Они стояли неподвижно, грустные, раздосадованные. Потом Викентий Алексеевич весело спросил:
– Хотите знать, как я воспринимаю вас? Вы темно-коричневый… А лет десять назад были красным, как Женька…
Помолчав, капитан Прохоров принужденно оживился.
– Я был просто красным или ярко-красным? – спросил он.
Под ногами лежала ночная Сосновка – в редких огнях, с разъединственным фонарем возле конторы, с блестящей пустотой дороги. По-ночному хрипло лаяли собаки, звезды качались на зыбких ниточках собственных лучей, по-прежнему сладко и тревожно бренчала в ельнике гитара.
В пилипенковском кабинете лунный свет отъеденным ломтем лежал на раскладушке, оконные стекла синели, часы-ходики гвоздями вколачивали в стенку жаркие секунды душной ночи.
Не зажигая света, Прохоров подошел к раскладушке, сел на стул, лениво потянулся. Сколько обременительных поступков надо было произвести: расстелить постель, раздеться, лечь, закрыть глаза, зная, что не уснешь…

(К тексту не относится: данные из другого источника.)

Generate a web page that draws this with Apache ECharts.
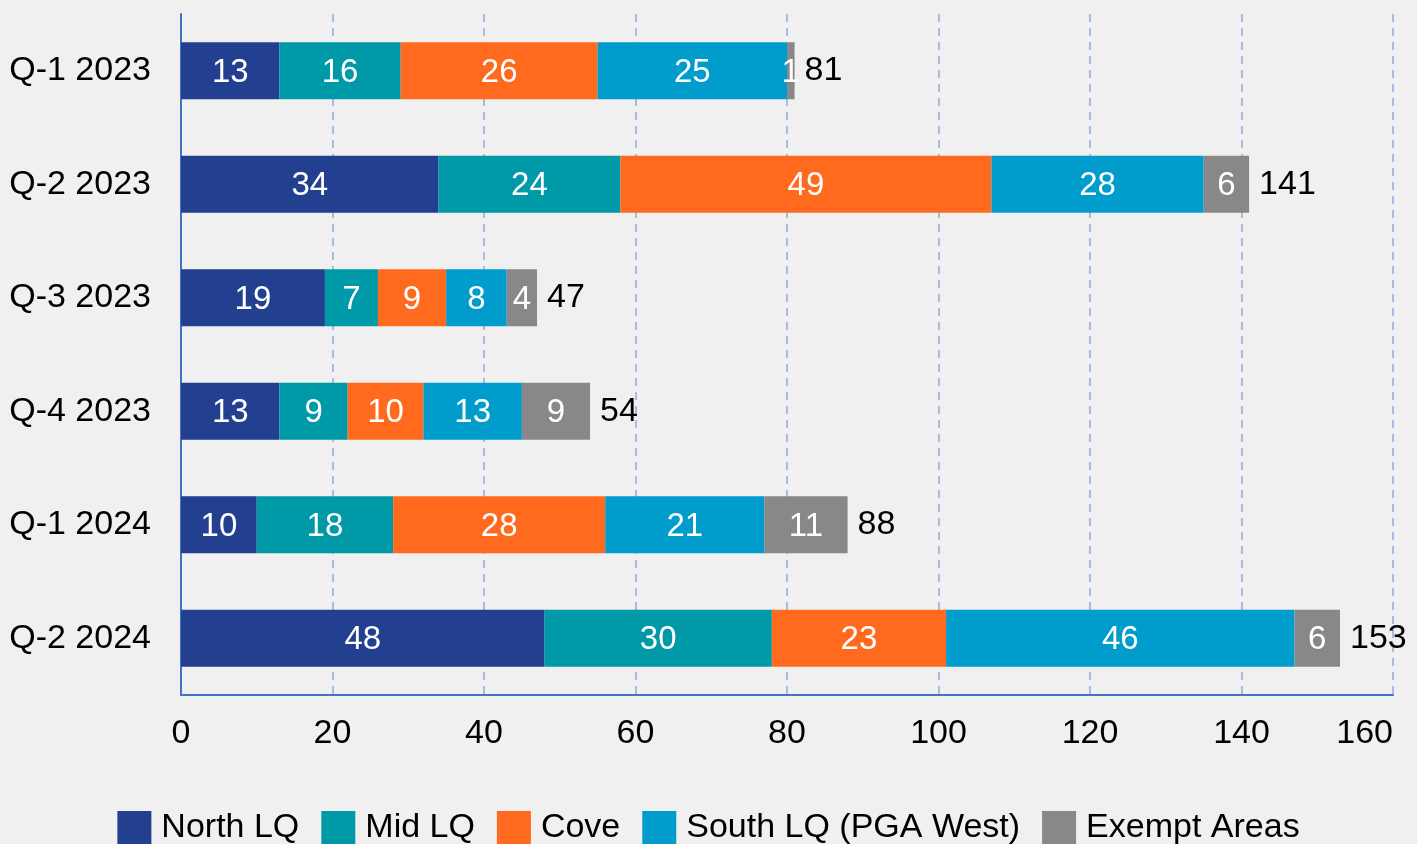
<!DOCTYPE html>
<html>
<head>
<meta charset="utf-8">
<script src="https://cdn.jsdelivr.net/npm/echarts@6/dist/echarts.min.js"></script>
<style>
  html, body { margin: 0; padding: 0; background: #f0f0f0; }
  #chart { width: 1417px; height: 844px; }
</style>
</head>
<body>
<div id="chart"></div>
<script>
const quarters = ['Q-1 2023', 'Q-2 2023', 'Q-3 2023', 'Q-4 2023', 'Q-1 2024', 'Q-2 2024']
const northLQ = [13, 34, 19, 13, 10, 48]
const midLQ = [16, 24, 7, 9, 18, 30]
const cove = [26, 49, 9, 10, 28, 23]
const southLQ = [25, 28, 8, 13, 21, 46]
const exempt = [1, 6, 4, 9, 11, 6]
const totals = [81, 141, 47, 54, 88, 153]
const xTicks = [0, 20, 40, 60, 80, 100, 120, 140, 160]

const chart = echarts.init(document.getElementById('chart'))

const font = 'Liberation Sans, Arial, sans-serif'

const segment = (name, data, color) => ({
  name: name,
  type: 'bar',
  stack: 'total',
  barWidth: 57,
  data: data,
  itemStyle: { color: color },
  label: {
    show: true,
    position: 'inside',
    offset: [0, 2],
    color: '#ffffff',
    fontSize: 33,
    fontFamily: font
  }
})

const option = {
  backgroundColor: '#f0f0f0',
  animation: false,
  grid: { left: 181, right: 24, top: 14, bottom: 149, outerBoundsMode: 'none', containLabel: false },
  legend: {
    data: ['North LQ', 'Mid LQ', 'Cove', 'South LQ (PGA West)', 'Exempt Areas'],
    top: 806,
    left: 'center',
    itemWidth: 34,
    itemHeight: 34,
    itemGap: 22,
    icon: 'rect',
    textStyle: { fontSize: 34, color: '#000', fontFamily: font, padding: [0, 0, 0, 5] }
  },
  xAxis: {
    type: 'value',
    min: xTicks[0],
    max: xTicks[xTicks.length - 1],
    interval: 20,
    axisLine: { show: true, lineStyle: { color: '#4472c4', width: 2 } },
    axisTick: { show: false },
    axisLabel: { fontSize: 34, color: '#000', fontFamily: font, margin: 22, alignMaxLabel: 'right' },
    splitLine: { show: true, lineStyle: { color: '#8faadc', type: [8, 6], width: 1.5 } }
  },
  yAxis: {
    type: 'category',
    inverse: true,
    data: quarters,
    axisLine: { show: true, lineStyle: { color: '#4472c4', width: 2 } },
    axisTick: { show: false },
    axisLabel: { fontSize: 34, color: '#000', fontFamily: font, margin: 30, padding: [4, 0, 0, 0] }
  },
  series: [
    segment('North LQ', northLQ, '#233f8f'),
    segment('Mid LQ', midLQ, '#0099a8'),
    segment('Cove', cove, '#ff6a1e'),
    segment('South LQ (PGA West)', southLQ, '#009ccb'),
    segment('Exempt Areas', exempt, '#888888'),
    {
      name: 'Total',
      type: 'bar',
      stack: 'total',
      barWidth: 57,
      data: totals.map(() => 0),
      itemStyle: { color: 'transparent' },
      label: {
        show: true,
        position: 'right',
        distance: 10,
        color: '#000',
        fontSize: 34,
        fontFamily: font,
        formatter: p => totals[p.dataIndex]
      }
    }
  ]
}

chart.setOption(option)
</script>
</body>
</html>
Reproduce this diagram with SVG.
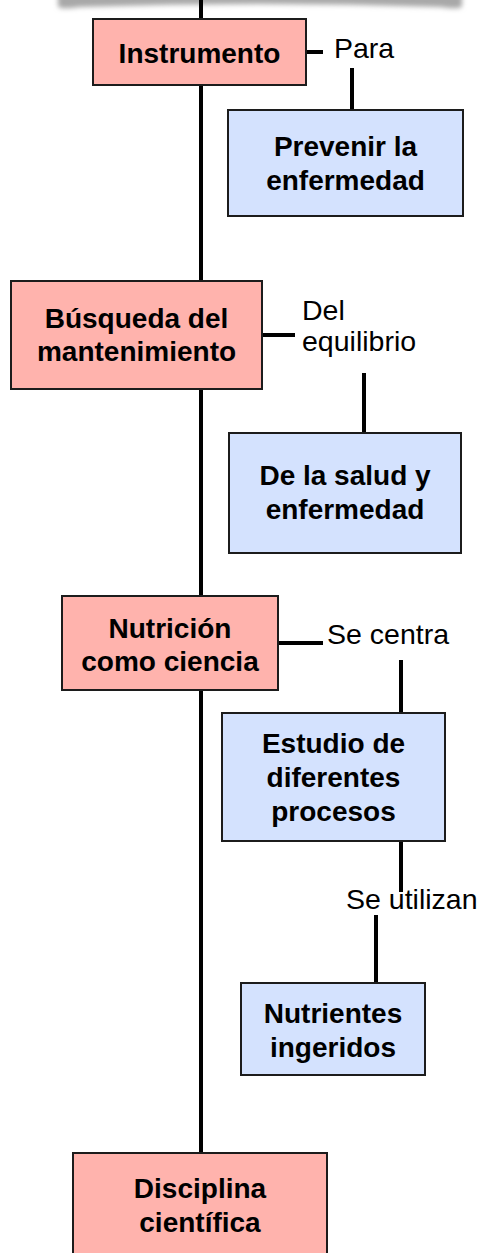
<svg xmlns="http://www.w3.org/2000/svg" width="482" height="1253" viewBox="0 0 482 1253">
<defs>
<filter id="blur" x="-10%" y="-100%" width="120%" height="300%"><feGaussianBlur stdDeviation="2.5"/></filter>
<style>
.pink{fill:#FFB3AD;stroke:#1c1c1c;stroke-width:2}
.blue{fill:#D4E2FE;stroke:#1c1c1c;stroke-width:2}
.ln{stroke:#000;stroke-width:4;fill:none}
.nt{font-family:"Liberation Sans",Arial,sans-serif;font-size:28px;font-weight:bold;fill:#000;text-anchor:middle}
.lb{font-family:"Liberation Sans",Arial,sans-serif;font-size:28.5px;fill:#000}
</style>
</defs>
<path d="M58,-20 L462,-20 L462,6 Q461,10 440,7 Q260,1 80,7 Q59,10 58,6 Z" fill="#a8a8a8" filter="url(#blur)"/>
<g id="connectors">
<line class="ln" x1="201" y1="0" x2="201" y2="1153"/>
<line class="ln" x1="306" y1="52" x2="323" y2="52"/>
<line class="ln" x1="352" y1="68" x2="352" y2="110"/>
<line class="ln" x1="262" y1="335" x2="295" y2="335"/>
<line class="ln" x1="364" y1="373" x2="364" y2="433"/>
<line class="ln" x1="278" y1="643" x2="323" y2="643"/>
<line class="ln" x1="401" y1="660" x2="401" y2="713"/>
<line class="ln" x1="401" y1="841" x2="401" y2="892"/>
<line class="ln" x1="376" y1="915" x2="376" y2="983"/>
<text class="lb" x="334" y="58">Para</text>
<text class="lb" x="302" y="320">Del</text>
<text class="lb" x="302" y="351">equilibrio</text>
<text class="lb" x="327" y="644">Se centra</text>
<text class="lb" x="346" y="909">Se utilizan</text>
</g>
<g id="n-instrumento">
<rect class="pink" x="93" y="19" width="213" height="66"/>
<text class="nt" x="199.5" y="63">Instrumento</text>
</g>
<g id="n-prevenir">
<rect class="blue" x="228" y="110" width="235" height="106"/>
<text class="nt" x="345.5" y="156">Prevenir la</text>
<text class="nt" x="345.5" y="190">enfermedad</text>
</g>
<g id="n-busqueda">
<rect class="pink" x="11" y="281" width="251" height="108"/>
<text class="nt" x="136.5" y="328">Búsqueda del</text>
<text class="nt" x="136.5" y="361">mantenimiento</text>
</g>
<g id="n-salud">
<rect class="blue" x="229" y="433" width="232" height="120"/>
<text class="nt" x="345" y="485">De la salud y</text>
<text class="nt" x="345" y="519">enfermedad</text>
</g>
<g id="n-nutricion">
<rect class="pink" x="62" y="596" width="216" height="94"/>
<text class="nt" x="170" y="638">Nutrición</text>
<text class="nt" x="170" y="671">como ciencia</text>
</g>
<g id="n-estudio">
<rect class="blue" x="222" y="713" width="223" height="128"/>
<text class="nt" x="333.5" y="753">Estudio de</text>
<text class="nt" x="333.5" y="787">diferentes</text>
<text class="nt" x="333.5" y="821">procesos</text>
</g>
<g id="n-nutrientes">
<rect class="blue" x="241" y="983" width="184" height="92"/>
<text class="nt" x="333" y="1023">Nutrientes</text>
<text class="nt" x="333" y="1057">ingeridos</text>
</g>
<g id="n-disciplina">
<rect class="pink" x="73" y="1153" width="254" height="110"/>
<text class="nt" x="200" y="1198">Disciplina</text>
<text class="nt" x="200" y="1232">científica</text>
</g>
</svg>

Он мягким движением пальцев полез в карман, вынул плоский кошелек, взвесил его на ладони, снова лениво потянулся и почувствовал, какой он, Прохоров, весь взбудораженный, горячий, неспокойный до болезненности. И воображение оказалось горячечным, нервным… Вот вам пожалуйста! Вошла в комнату Вера, покачиваясь на высоких каблуках, укоризненно покачала головой, вынув из его пальцев черный кошелек, насмешливо сказала: «Ты станешь наркоманом, Прохоров!»